Cuts of Feynman Integrals in Baikov representation
Hjalte Frellesvig, Costas G. Papadopoulos
TL;DR
The paper develops a systematic Baikov-representation framework for computing cuts of Feynman integrals in $d$ dimensions, integrating a loop-by-loop reduction to minimize variables and a differential-equation approach to obtain relations with external kinematics. It defines cuts in Baikov variables such that cut integrals obey the same DE as uncut ones, enabling analysis of the function space (Goncharov polylogarithms, elliptic integrals) governing the full integrals and providing a potential criterion for canonical form via maximally cut cases.

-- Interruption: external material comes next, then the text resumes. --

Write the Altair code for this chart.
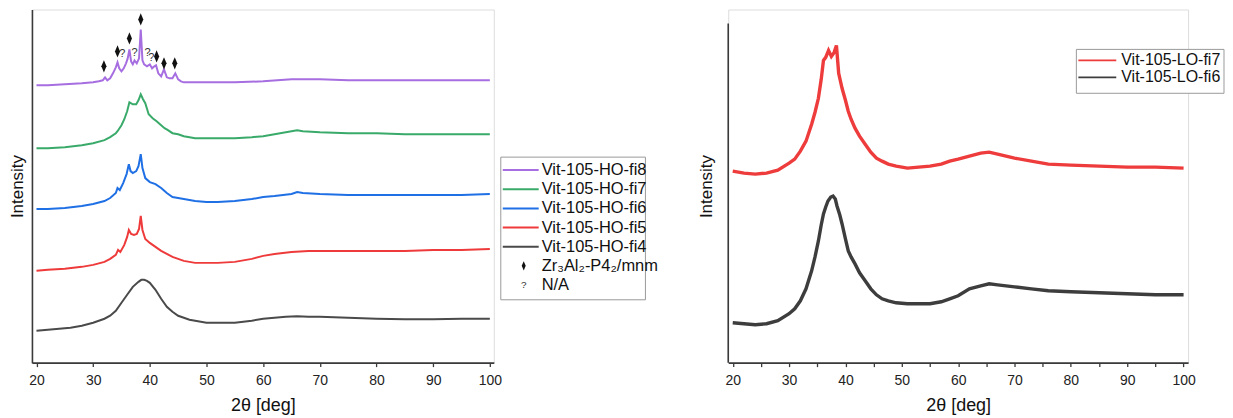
import altair as alt
import pandas as pd

FONT = "Liberation Sans"

# ---------------- left panel data (2theta, intensity a.u.) ----------------
ho_names = ["Vit-105-HO-fi8", "Vit-105-HO-fi7", "Vit-105-HO-fi6", "Vit-105-HO-fi5", "Vit-105-HO-fi4"]
ho_colors = ["#a66ee0", "#3aaa6a", "#1f6fe5", "#ee3a3a", "#4a4a4a"]

fi8_x = [20, 22, 25, 28, 30, 31, 31.7, 32.1, 32.5, 33, 33.5, 34, 34.3, 34.6, 35, 35.4, 35.8, 36.1, 36.4, 36.7,
         37, 37.3, 37.7, 38.1, 38.4, 38.7, 39, 39.5, 40, 40.4, 40.8, 41.1, 41.5, 42, 42.5, 43, 43.5, 44, 44.5, 45,
         45.5, 46, 48, 50, 55, 60, 65, 70, 75, 80, 85, 90, 95, 100]
fi8_y = [278, 278, 279, 280, 281, 282, 283, 286, 283, 285, 290, 296, 301, 295, 292, 295, 300, 305, 314, 302,
         299, 303, 300, 305, 334, 303, 299, 297, 299, 295, 297, 298, 290, 287, 294, 286, 285, 285, 290, 284,
         282, 281, 281, 281, 281, 282, 284, 284, 283, 283, 283, 283, 283, 283]

fi7_x = [20, 22, 25, 28, 30, 32, 33, 34, 34.3, 35, 35.5, 36, 36.4, 37, 37.6, 38, 38.4, 38.8, 39.2, 39.8,
         40.5, 41.2, 42, 42.6, 43.2, 44, 45, 46, 48, 50, 52, 55, 58, 60, 62, 65, 66, 67, 70, 75, 80, 85, 90, 95, 100]
fi7_y = [215, 215, 216, 218, 220, 223, 226, 230, 232, 238, 244, 252, 261, 259, 259, 263, 269, 264, 260, 249,
         245, 242, 238, 235, 233, 230, 229, 227, 225, 225, 225, 225, 226, 227, 229, 232, 233, 232, 231, 230,
         230, 229, 229, 229, 229]

fi6_x = [20, 22, 25, 28, 30, 32, 33, 34, 34.3, 34.7, 35.3, 35.9, 36.3, 36.6, 37, 37.6, 38, 38.4, 38.7, 39.2,
         40, 41, 42, 42.4, 43, 44, 45, 46, 48, 50, 52, 55, 58, 60, 62, 65, 66, 67, 70, 75, 80, 85, 90, 95, 100]
fi6_y = [154, 154, 155, 157, 159, 162, 165, 170, 175, 173, 180, 189, 199, 192, 190, 192, 197, 209, 195, 185,
         181, 179, 175, 173, 170, 166, 165, 164, 162, 161, 161, 162, 164, 166, 167, 169, 171, 170, 169, 168,
         168, 168, 168, 168, 169]

fi5_x = [20, 22, 25, 28, 30, 32, 33, 34, 34.4, 34.8, 35.5, 36, 36.3, 36.7, 37.2, 37.7, 38.1, 38.4, 38.7, 39.2,
         40, 41, 42, 43, 44, 45, 46, 48, 50, 52, 55, 58, 60, 62, 65, 68, 70, 75, 80, 85, 90, 95, 100]
fi5_y = [92, 93, 94, 96, 98, 101, 104, 108, 113, 111, 118, 126, 133, 129, 128, 129, 134, 147, 133, 124,
         120, 116, 112, 109, 106, 104, 102, 100, 100, 100, 101, 104, 107, 109, 111, 112, 112, 112, 112, 112,
         113, 113, 114]

fi4_x = [20, 22, 24, 26, 28, 30, 31, 32, 33, 34, 35, 36, 37, 38, 38.5, 39, 39.5, 40, 41, 42, 43, 44, 45, 46,
         47, 48, 50, 52, 55, 58, 60, 62, 64, 66, 68, 70, 75, 80, 85, 90, 95, 100]
fi4_y = [32, 33, 34, 35, 37, 40, 42, 44, 47, 52, 60, 68, 76, 81, 83, 83, 82, 80, 73, 64, 56, 51, 47, 45,
         43, 42, 40, 40, 40, 42, 44, 45, 46, 46.5, 46, 46, 45, 44, 43.5, 43.5, 44, 44]

# phase markers
diamond_x = [31.9, 34.3, 36.4, 38.4, 41.2, 42.5, 44.4]
diamond_y = [297, 312, 325, 344, 307, 300, 300]
unknown_x = [35.15, 37.3, 39.6, 40.25]
unknown_y = [309, 310, 310, 305]

legend_extra = ["Zr₃Al₂-P4₂/mnm", "N/A"]

# ---------------- right panel data ----------------
lo_names = ["Vit-105-LO-fi7", "Vit-105-LO-fi6"]
lo_colors = ["#ee3b3b", "#3d3d3d"]

lo7_x = [20, 22, 24, 26, 28, 30, 31, 32, 33, 34, 34.6, 35.2, 35.7, 36.1, 36.5, 37, 37.5, 38, 38.4, 38.8,
         39.4, 40, 40.5, 41, 41.7, 42.5, 43.5, 44.5, 45.5, 46.5, 47.6, 49, 51, 53, 55, 57, 58.5, 60, 62, 64,
         65.5, 67, 70, 73, 76, 80, 85, 90, 95, 100]
lo7_y = [192, 190, 189, 190, 193, 200, 204, 212, 222, 239, 251, 265, 284, 303, 306, 313, 307, 311, 318, 290,
         275, 263, 252, 244, 235, 227, 219, 211, 205, 202, 199, 197, 195, 196, 197, 199, 202, 204, 207, 210,
         211, 209, 205, 202, 199, 198, 197, 196, 196, 195]

lo6_x = [20, 22, 24, 26, 28, 30, 31, 32, 33, 34, 34.6, 35.2, 35.7, 36.1, 36.5, 36.9, 37.4, 37.8, 38.2, 38.5,
         39, 39.4, 40, 40.5, 41, 41.7, 42.5, 43.5, 44.5, 45.5, 46.5, 47.6, 49, 51, 53, 55, 57, 58.5, 60, 62,
         64, 65.5, 67, 70, 73, 76, 80, 85, 90, 95, 100]
lo6_y = [40, 39, 38, 39, 42, 49, 54, 62, 74, 92, 106, 122, 138, 149, 156, 162, 166, 167, 164, 157,
         148, 139, 124, 112, 106, 99, 90, 82, 74, 68, 64, 62, 60, 59, 59, 59, 61, 64, 67, 74,
         77, 79, 78, 76, 74, 72, 71, 70, 69, 68, 68]

x_ticks = list(range(20, 101, 5))

# ---------------- build tables ----------------
def long_table(names, pairs):
    rows = []
    for name, (xs, ys) in zip(names, pairs):
        for a, b in zip(xs, ys):
            rows.append({"series": name, "x": a, "y": b})
    return pd.DataFrame(rows)

ho_df = long_table(ho_names, [(fi8_x, fi8_y), (fi7_x, fi7_y), (fi6_x, fi6_y), (fi5_x, fi5_y), (fi4_x, fi4_y)])
lo_df = long_table(lo_names, [(lo7_x, lo7_y), (lo6_x, lo6_y)])
dia_df = pd.DataFrame({"x": diamond_x, "y": diamond_y})
unk_df = pd.DataFrame({"x": unknown_x, "y": unknown_y})
one = pd.DataFrame({"a": [0]})

WL = 463
WR = 461
H = 354
AXIS_COLOR = "#3a3a3a"
DIAMOND = "M0,-1L0.42,0L0,1L-0.42,0Z"
LEG_FS = 16.5

def x_axis():
    return alt.Axis(values=x_ticks, labelExpr="datum.value % 10 == 0 ? datum.label : ''",
                    title="2θ [deg]", titleFontSize=18, titleFont=FONT, titleFontWeight="normal",
                    titleColor="#111", titlePadding=9, labelFont=FONT, labelFontSize=14, labelColor="#222",
                    labelPadding=7, tickSize=4, tickColor=AXIS_COLOR, tickWidth=1.3,
                    domainColor=AXIS_COLOR, domainWidth=1.6, grid=False, labelFlush=False)

def y_axis(pad, domain=True):
    return alt.Axis(title="Intensity", labels=False, ticks=False, grid=False, domain=domain,
                    domainColor=AXIS_COLOR, domainWidth=1.6, titleFont=FONT, titleFontSize=17,
                    titleFontWeight="normal", titleColor="#111", titlePadding=pad)

def text_at(label, x, y, size, color="#111"):
    return alt.Chart(one).mark_text(text=label, align="left", baseline="middle", font=FONT,
                                    fontSize=size, color=color).encode(x=alt.value(x), y=alt.value(y))

def rule_at(x1, x2, y, color, width=2):
    return alt.Chart(one).mark_rule(color=color, strokeWidth=width).encode(
        x=alt.value(x1), x2=alt.value(x2), y=alt.value(y))

def box_at(x1, x2, y1, y2):
    return alt.Chart(one).mark_rect(fill="white", stroke="#9a9a9a", strokeWidth=1).encode(
        x=alt.value(x1), x2=alt.value(x2), y=alt.value(y1), y2=alt.value(y2))

# ---------------- left panel ----------------
xs_left = alt.Scale(domain=[19.2, 100.7], nice=False, zero=False)
ys = alt.Scale(domain=[0, H], nice=False, zero=False)

left_lines = alt.Chart(ho_df).mark_line(strokeWidth=2, interpolate="linear").encode(
    x=alt.X("x:Q", scale=xs_left, axis=x_axis()),
    y=alt.Y("y:Q", scale=ys, axis=y_axis(5)),
    color=alt.Color("series:N", scale=alt.Scale(domain=ho_names, range=ho_colors), legend=None),
    detail="series:N",
)
left_dia = alt.Chart(dia_df).mark_point(shape=DIAMOND, filled=True, color="#111", size=150, opacity=1).encode(
    x=alt.X("x:Q", scale=xs_left), y=alt.Y("y:Q", scale=ys))
left_unk = alt.Chart(unk_df).mark_text(text="?", font=FONT, fontSize=11, color="#333", baseline="middle").encode(
    x=alt.X("x:Q", scale=xs_left), y=alt.Y("y:Q", scale=ys))

# legend (pixel layout relative to plot area)
lg_layers = [box_at(470, 615, 148, 291)]
row0, step = 161, 19.2
for i, (nm, col) in enumerate(zip(ho_names, ho_colors)):
    yy = row0 + i * step
    lg_layers.append(rule_at(472, 508, yy, col, 2))
    lg_layers.append(text_at(nm, 511, yy, LEG_FS))
yy = row0 + 5 * step
lg_layers.append(alt.Chart(one).mark_point(shape=DIAMOND, filled=True, color="#111", size=90, opacity=1).encode(
    x=alt.value(493), y=alt.value(yy)))
lg_layers.append(text_at(legend_extra[0], 511, yy, LEG_FS))
yy = row0 + 6 * step
lg_layers.append(alt.Chart(one).mark_text(text="?", font=FONT, fontSize=10, color="#333").encode(
    x=alt.value(493), y=alt.value(yy)))
lg_layers.append(text_at(legend_extra[1], 511, yy, LEG_FS))

left = alt.layer(left_lines, left_dia, left_unk, *lg_layers).properties(width=WL, height=H)

# ---------------- right panel ----------------
xs_right = alt.Scale(domain=[19.2, 100.8], nice=False, zero=False)

right_lines = alt.Chart(lo_df).mark_line(strokeWidth=3.4, interpolate="linear").encode(
    x=alt.X("x:Q", scale=xs_right, axis=x_axis()),
    y=alt.Y("y:Q", scale=ys, axis=y_axis(13, domain=False)),
    color=alt.Color("series:N", scale=alt.Scale(domain=lo_names, range=lo_colors), legend=None),
    detail="series:N",
)
right_axis_line = alt.Chart(one).mark_rule(color=AXIS_COLOR, strokeWidth=1.6).encode(
    x=alt.value(0), y=alt.value(14), y2=alt.value(H))

r_layers = [box_at(349, 497, 40, 84)]
for i, (nm, col) in enumerate(zip(lo_names, lo_colors)):
    yy = 51 + i * 17
    r_layers.append(rule_at(351, 389, yy, col, 1.6))
    r_layers.append(text_at(nm, 394, yy, 16))

right = alt.layer(right_lines, right_axis_line, *r_layers).properties(width=WR, height=H)

chart = alt.hconcat(left, right, spacing=37).resolve_scale(color="independent", x="independent").properties(
    padding={"left": 0, "top": 0, "right": 0, "bottom": 0}
).configure_view(stroke=None).configure(font=FONT)

chart.save("out.html", embed_options={"renderer": "svg", "actions": False})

Through explicit examples (e.g., double-box, sunset, box-triangle, elliptic double-box), the work demonstrates that maximally cut integrals reflect the underlying analytic structure and can indicate when canonical forms exist or when more complex function classes arise. The findings offer a practical, dimensionally consistent toolkit for classifying and solving multi-loop Feynman integrals and point to future work on ε-singularity algorithms and non-planar topologies.
Abstract
Based on the Baikov representation, we present a systematic approach to compute cuts of Feynman Integrals, appropriately defined in $d$ dimensions. The information provided by these computations may be used to determine the class of functions needed to analytically express the full integrals.